Center Then Edge

straightline

CPG CBL
Silver Member
This is a very productive drill for all you practicers.
Practice jawing straight ins or near straight ins.
Then practice feathering balls.
Close or far, scale to your abilities. Spend a half hour on each regularly.

Very good technique calibration.
 
This is a very productive drill for all you practicers.
Practice jawing straight ins or near straight ins.
Then practice feathering balls.
Close or far, scale to your abilities. Spend a half hour on each regularly.

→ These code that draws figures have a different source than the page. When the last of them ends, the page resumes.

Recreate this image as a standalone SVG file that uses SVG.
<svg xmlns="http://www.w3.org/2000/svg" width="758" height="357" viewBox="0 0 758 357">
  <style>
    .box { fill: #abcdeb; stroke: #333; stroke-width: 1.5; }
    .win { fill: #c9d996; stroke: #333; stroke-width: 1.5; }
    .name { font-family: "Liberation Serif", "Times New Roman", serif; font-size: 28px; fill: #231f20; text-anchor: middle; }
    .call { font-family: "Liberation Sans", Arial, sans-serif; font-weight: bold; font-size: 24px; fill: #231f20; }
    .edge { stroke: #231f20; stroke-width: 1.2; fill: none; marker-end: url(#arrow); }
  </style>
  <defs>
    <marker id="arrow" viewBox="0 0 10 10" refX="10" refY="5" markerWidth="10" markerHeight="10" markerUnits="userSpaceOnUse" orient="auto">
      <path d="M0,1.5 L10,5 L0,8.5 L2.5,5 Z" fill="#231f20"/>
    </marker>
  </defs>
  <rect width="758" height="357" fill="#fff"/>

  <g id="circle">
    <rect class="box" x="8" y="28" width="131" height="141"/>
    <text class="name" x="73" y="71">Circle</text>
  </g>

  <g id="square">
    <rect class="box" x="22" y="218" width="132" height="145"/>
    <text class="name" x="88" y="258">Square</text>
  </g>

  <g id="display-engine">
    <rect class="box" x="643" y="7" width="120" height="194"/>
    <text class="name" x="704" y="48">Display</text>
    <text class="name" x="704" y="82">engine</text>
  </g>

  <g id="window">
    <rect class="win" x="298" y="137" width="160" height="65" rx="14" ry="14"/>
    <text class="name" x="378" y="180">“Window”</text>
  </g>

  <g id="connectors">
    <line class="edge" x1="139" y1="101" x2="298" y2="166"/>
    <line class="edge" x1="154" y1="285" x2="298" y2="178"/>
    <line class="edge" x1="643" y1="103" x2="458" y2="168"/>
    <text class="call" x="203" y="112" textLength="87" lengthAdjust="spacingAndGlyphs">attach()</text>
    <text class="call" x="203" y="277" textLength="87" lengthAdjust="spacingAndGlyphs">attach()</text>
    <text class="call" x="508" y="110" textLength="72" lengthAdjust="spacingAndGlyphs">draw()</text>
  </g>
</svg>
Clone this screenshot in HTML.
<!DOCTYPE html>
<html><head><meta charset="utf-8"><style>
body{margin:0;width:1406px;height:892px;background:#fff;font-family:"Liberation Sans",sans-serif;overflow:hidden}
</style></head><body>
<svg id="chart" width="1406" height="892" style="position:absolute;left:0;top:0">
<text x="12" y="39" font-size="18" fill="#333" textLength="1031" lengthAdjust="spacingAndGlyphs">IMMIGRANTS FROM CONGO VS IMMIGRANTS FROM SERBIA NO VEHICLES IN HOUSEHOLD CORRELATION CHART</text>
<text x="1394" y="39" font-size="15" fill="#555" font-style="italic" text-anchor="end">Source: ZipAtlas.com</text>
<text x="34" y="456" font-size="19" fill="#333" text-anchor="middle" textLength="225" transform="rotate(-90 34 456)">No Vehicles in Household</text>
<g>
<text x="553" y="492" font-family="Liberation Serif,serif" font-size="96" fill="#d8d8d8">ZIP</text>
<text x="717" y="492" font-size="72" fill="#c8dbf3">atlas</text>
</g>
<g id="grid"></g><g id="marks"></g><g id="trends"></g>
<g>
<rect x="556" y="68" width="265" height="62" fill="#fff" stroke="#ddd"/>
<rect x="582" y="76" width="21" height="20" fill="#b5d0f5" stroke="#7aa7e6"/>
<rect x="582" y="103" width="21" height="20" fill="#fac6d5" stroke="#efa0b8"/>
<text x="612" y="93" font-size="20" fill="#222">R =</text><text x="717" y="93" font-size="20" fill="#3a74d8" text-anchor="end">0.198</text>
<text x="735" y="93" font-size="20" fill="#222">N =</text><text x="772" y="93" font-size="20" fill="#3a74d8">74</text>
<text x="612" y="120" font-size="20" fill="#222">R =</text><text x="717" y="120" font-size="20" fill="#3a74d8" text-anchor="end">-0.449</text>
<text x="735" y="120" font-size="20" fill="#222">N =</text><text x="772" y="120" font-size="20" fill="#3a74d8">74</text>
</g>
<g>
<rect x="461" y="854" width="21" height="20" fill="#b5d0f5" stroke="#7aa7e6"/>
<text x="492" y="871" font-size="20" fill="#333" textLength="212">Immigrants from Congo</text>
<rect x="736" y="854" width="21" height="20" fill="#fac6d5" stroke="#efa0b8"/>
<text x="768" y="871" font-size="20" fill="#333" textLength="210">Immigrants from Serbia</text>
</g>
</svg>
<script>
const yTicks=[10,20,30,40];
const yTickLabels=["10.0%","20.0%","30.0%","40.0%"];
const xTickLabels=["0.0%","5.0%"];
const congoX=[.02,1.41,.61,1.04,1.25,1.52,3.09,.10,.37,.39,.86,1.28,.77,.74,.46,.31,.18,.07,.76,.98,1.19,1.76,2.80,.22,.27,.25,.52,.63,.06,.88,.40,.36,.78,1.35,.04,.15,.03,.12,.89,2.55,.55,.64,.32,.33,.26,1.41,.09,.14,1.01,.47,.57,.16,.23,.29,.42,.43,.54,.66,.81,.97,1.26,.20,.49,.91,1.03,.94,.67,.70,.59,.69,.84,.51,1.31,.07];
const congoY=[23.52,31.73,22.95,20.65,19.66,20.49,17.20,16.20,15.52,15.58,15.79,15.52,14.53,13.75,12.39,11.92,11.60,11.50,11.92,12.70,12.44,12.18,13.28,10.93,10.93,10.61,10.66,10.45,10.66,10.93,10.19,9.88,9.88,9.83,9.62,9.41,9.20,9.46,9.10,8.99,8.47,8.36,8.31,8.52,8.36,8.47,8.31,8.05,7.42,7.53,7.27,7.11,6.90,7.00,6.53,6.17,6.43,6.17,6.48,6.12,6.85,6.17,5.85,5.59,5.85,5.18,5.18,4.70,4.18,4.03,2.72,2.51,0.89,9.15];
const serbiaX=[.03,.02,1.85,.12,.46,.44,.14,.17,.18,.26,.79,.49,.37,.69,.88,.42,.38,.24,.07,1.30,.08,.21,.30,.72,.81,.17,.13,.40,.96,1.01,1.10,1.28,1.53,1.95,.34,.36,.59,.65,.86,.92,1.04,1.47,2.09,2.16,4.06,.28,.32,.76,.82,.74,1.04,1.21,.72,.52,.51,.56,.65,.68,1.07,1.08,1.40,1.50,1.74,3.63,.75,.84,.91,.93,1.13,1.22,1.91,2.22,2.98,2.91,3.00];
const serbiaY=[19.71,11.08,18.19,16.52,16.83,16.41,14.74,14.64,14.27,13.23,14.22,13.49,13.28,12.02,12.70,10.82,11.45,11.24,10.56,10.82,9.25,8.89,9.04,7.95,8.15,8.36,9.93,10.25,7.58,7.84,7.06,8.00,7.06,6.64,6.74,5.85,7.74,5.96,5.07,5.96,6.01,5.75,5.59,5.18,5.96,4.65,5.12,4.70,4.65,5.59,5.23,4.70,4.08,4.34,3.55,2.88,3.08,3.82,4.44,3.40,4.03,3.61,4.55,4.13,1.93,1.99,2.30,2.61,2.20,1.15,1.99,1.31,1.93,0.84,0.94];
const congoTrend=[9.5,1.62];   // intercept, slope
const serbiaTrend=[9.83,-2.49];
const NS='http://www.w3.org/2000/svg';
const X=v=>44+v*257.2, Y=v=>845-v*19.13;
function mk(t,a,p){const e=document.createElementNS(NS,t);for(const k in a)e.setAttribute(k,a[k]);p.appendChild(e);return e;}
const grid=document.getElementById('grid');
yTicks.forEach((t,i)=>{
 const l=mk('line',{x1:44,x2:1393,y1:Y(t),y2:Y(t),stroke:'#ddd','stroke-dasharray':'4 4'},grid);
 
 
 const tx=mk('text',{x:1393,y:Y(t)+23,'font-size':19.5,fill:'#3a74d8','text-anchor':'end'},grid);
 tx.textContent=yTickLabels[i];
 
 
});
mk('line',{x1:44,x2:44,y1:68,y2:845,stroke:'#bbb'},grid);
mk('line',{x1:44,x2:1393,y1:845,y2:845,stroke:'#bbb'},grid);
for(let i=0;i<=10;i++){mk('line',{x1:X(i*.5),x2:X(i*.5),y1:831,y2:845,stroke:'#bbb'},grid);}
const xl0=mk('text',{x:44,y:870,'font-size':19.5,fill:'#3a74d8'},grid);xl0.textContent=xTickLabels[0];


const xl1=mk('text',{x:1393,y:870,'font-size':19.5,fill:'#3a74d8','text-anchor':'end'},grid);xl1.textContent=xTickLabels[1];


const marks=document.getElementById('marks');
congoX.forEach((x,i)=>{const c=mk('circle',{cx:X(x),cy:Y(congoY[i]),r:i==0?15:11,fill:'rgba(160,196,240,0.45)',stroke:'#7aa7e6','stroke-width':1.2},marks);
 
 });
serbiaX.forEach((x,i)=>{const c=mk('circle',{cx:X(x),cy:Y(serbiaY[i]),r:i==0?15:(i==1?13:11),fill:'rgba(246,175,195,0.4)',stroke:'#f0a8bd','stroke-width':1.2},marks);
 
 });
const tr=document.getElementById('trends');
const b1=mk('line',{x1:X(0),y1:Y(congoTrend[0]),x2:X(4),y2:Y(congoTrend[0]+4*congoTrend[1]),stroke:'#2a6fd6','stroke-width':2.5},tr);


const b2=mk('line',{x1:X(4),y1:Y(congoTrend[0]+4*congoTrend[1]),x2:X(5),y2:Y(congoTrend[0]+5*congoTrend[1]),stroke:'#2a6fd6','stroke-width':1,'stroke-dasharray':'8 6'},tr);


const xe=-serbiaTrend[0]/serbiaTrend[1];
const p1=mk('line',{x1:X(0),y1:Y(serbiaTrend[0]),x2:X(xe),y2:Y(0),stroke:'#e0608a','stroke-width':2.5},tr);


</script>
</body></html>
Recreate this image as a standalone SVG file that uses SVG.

Very good technique calibration.
I don’t know why I would want to practice intentionally jawing balls. I do that enough even when I’m trying to center pocket the ball!
 
Seriously though, I started doing it for lack of snooker tables, pfft even tight pockets. It's good calibration besides learning a lot of pocket. Stuff that would otherwise go down the gutters, so to speak.
 
Are you saying practice just missing shots for your first point?

What is the second point of "feathering"?

I like the idea of the first point, maybe I'll try it. I don't understand the second though.
 
Are you saying practice just missing shots for your first point?

What is the second point of "feathering"?

I like the idea of the first point, maybe I'll try it. I don't understand the second though.
Straight and feathered are pretty much the limits of how you can hit a ball. Practicing both will help set those two references. Feathering gives immediate feedback on accuracy and touch. Rattling balls is the best way to get that feedback with full hits. It's something on the order of learning the absolute margins. Pocketing angles eventually become that much easier to determine.
 
Straight and feathered are pretty much the limits of how you can hit a ball. Practicing both will help set those two references. Feathering gives immediate feedback on accuracy and touch. Rattling balls is the best way to get that feedback with full hits. It's something on the order of learning the absolute margins. Pocketing angles eventually become that much easier to determine.
Are you talking about certain English to jaw balls at the pocket?
 
If you mean aim for one side of the pocket or another, I do that a lot while practicing - easier to see small misses.

What does that mean? Thin cut?

pj
chgo
Besides it becomes fun watching the ball bounce around, this drill goes beyond just cheating the angles. It gives you repeatable and irrefutable feedback on how the ball was hit.
Feathering is hitting a ball as thin as possible. The literal result is a detectable hit that has no effect on the position of the feathered ball. You don't need the pockets obviously but the distances are your conditions.
Incidentally, both these drills reach deep into the game of one pocket.